Tengo ante mis ojos el Palacio de La Moneda, convertido en un hilo de humo y de metralla. Tengo ante mis ojos en esta mañana de septiembre a un chileno puro, a un latinoamericano sin trucos, a un presidente que no se le quiebra la voz por las bombas que caen a su lado.
Veo a este hombre de la Unidad Popular de Chile, con un casco de soldado, defendiendo el honor que los suyos le otorgaron en las urnas. No se dobla por las traiciones de quienes le juraron lealtad y ahora lo atacan horriblemente y lo conminan a rendirse. No lo intimida Baeza, ni Pinochet… ¡nadie!

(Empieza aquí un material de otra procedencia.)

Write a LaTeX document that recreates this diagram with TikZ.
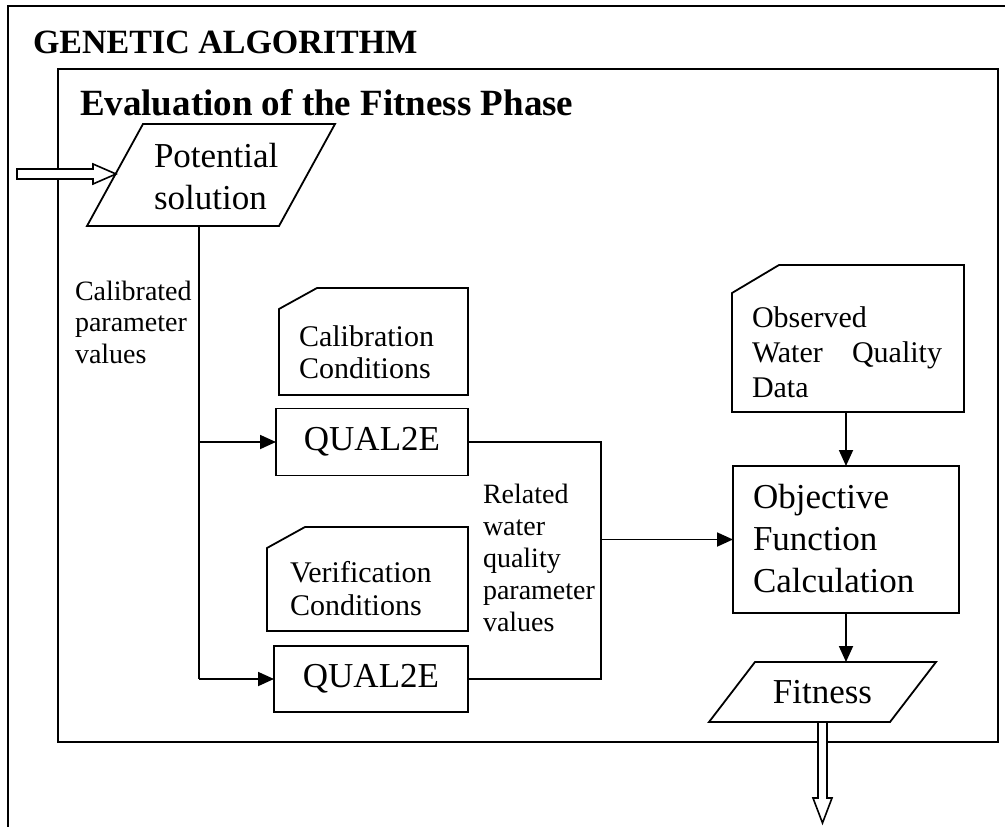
\documentclass[tikz,border=0pt]{standalone}
\usepackage{fontspec}
\setmainfont{Liberation Serif}
\usetikzlibrary{arrows.meta,calc}
\newcommand\fs[2]{\fontsize{#1}{#2}\selectfont}
\newcommand\drawpar[2]{\draw[outline] (#1.south west) -- ($(#1.north west)+(#2,0)$) -- (#1.north east) -- ($(#1.south east)-(#2,0)$) -- cycle;}
\newcommand\drawcard[3]{\draw[outline] (#1.south west) -- ($(#1.north west)+(0,#3)$) -- ($(#1.north west)+(#2,0)$) -- (#1.north east) -- (#1.south east) -- cycle;}
\begin{document}
\begin{tikzpicture}[x=1pt,y=-1pt,line width=1.8pt,
  outline/.style={draw=black,line width=1.8pt,line join=miter},
  shp/.style={inner sep=0pt,outer sep=0pt,draw=none},
  boxed/.style={shp,draw=black,line width=1.8pt},
  txt/.style={inner sep=0pt,outer sep=0pt,anchor=base west,align=left},
  big/.style={font=\fs{35}{42}},
  card/.style={font=\fs{30}{33}},
  lab/.style={font=\fs{28}{32}},
  arr/.style={-{Triangle[length=16pt,width=14pt]}},
  dblarrow/.style={draw=black,fill=white,line width=1.6pt,line join=miter}]
\useasboundingbox (0,0) rectangle (1005,827);
% frames
\draw (8,840) -- (8,6) -- (1012,6);
\draw (58,69) rectangle (998,742);
\node[txt,font=\fs{34}{40}\bfseries] (title) at (33,53) {GENETIC ALGORITHM};
\node[txt,font=\fs{37}{42}\bfseries] (phase) at (80,115) {Evaluation of the Fitness Phase};
% potential solution
\node[shp,minimum width=248pt,minimum height=102pt] (pot) at (211,175) {};
\drawpar{pot}{56}
\node[txt,big,text width=130pt] (pottxt) at (154,167) {Potential\\solution};
% label
\node[txt,lab,text width=125pt,font=\fs{28}{31.5}] (callab) at (75,300) {Calibrated\\parameter\\values};
% calibration card
\node[shp,minimum width=189pt,minimum height=107pt] (cal) at (373.5,341.5) {};
\drawcard{cal}{38}{21}
\node[txt,card,text width=150pt,font=\fs{30}{32}] (caltxt) at (299,346) {Calibration\\Conditions};
% qual2e 1
\node[boxed,big,minimum width=192pt,minimum height=67pt] (q1) at (372,442) {QUAL2E};
% verification card
\node[shp,minimum width=201pt,minimum height=104pt] (ver) at (367.5,579) {};
\drawcard{ver}{38}{21}
\node[txt,card,text width=160pt] (vertxt) at (290,582) {Verification\\Conditions};
% qual2e 2
\node[boxed,big,minimum width=194pt,minimum height=66pt] (q2) at (371,679) {QUAL2E};
% related label
\node[txt,lab,text width=116pt] (rellab) at (483,503) {Related\\water\\quality\\parameter\\values};
% observed card
\node[shp,minimum width=232pt,minimum height=147pt] (obs) at (848,338.5) {};
\drawcard{obs}{47}{28}
\node[txt,card,text width=190pt,font=\fs{30}{35}] (obstxt) at (752,327) {Observed\\\makebox[190pt]{Water\hfill Quality}\\Data};
% objective
\node[boxed,minimum width=226pt,minimum height=147pt] (obj) at (846,539.5) {};
\node[txt,big,text width=200pt] (objtxt) at (753,508) {Objective\\Function\\Calculation};
% fitness
\node[shp,big,minimum width=227pt,minimum height=60pt] (fit) at (822.5,692) {Fitness};
\drawpar{fit}{46}
% connectors
\coordinate (trunk) at (199,442);
\coordinate (merge) at (601,539.5);
\draw (pot.south -| trunk) -- (trunk |- q2.west);
\draw[arr] (trunk |- q2.west) -- (q2.west);
\draw[arr] (trunk) -- (q1.west);
\draw (q1.east) -- (q1.east -| merge) -- (q2.east -| merge) -- (q2.east);
\draw[arr] (merge) -- (obj.west);
\draw[arr] (obj.north |- obs.south) -- (obj.north);
\draw[arr] (obj.south) -- (obj.south |- fit.north);
% double arrows
\coordinate (inS) at (17,174);
\coordinate (inT) at (116,174);
\draw[dblarrow] (inS) ++(0,-5) -- ++(76,0) -- ++(0,-5) -- (inT) -- ++(-23,10) -- ++(0,-5) -- ++(-76,0) -- cycle;
\coordinate (outT) at (822.5,823);
\draw[dblarrow] (fit.south) ++(-4.5,0) -- ++(0,76) -- ++(-5,0) -- (outT) -- ++(9.5,-25) -- ++(-5,0) -- ++(0,-76) -- cycle;
\end{tikzpicture}
\end{document}
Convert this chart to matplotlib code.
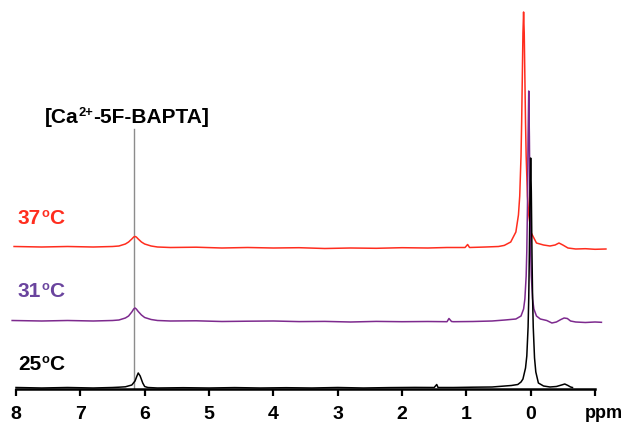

Tengo ante mis ojos las escenas dantescas de este 11 de septiembre de 1973: veo a este amigo de Cuba, rodeado de unos pocos, disparar su fusil contra todo un ejército, sin cansarse, sin enseñar bandera blanca. Combate hasta la muerte misma. Su sangre de hombre bueno está en las paredes, sus espejuelos por el piso, su mesa pisoteada de matones.
Han querido desaparecerlo porque su verbo estremece Los Andes y vigoriza las olas del Pacífico, y despierta a América. Veo a sus miles de partidarios mutilados salvajemente en las calles, perseguidos por hordas pinochetistas, atropellados, encarcelados, desaparecidos.
Lo veo con una bala en la vena y sin embargo… lo sé vivo. Veo a este humano, con un nombre salvador, hecho letra e idea en la pampa, en la costa y la mina.
Lo veo desbaratar una feroz dictadura de 17 años. Su ejemplo germina en las grandes alamedas, en las calles que se llenaron de horror tras su desaparición. Lo veo hablando por los que quedaron sin voz, limpiando el “desierto calcinado”, haciéndose brújula a cada hora.
Lo veo, a pesar de los golpes, más robusto, mejor soñador y más soldado. Le estrecho la mano, le canto una canción que me hace pensar inevitablemente en los ausentes.
Lo aplaudo en la misma plaza de Santiago y admirado le digo, le pido por el porvenir de tantos: ¡Sigue sin rendirte, presidente Salvador Allende!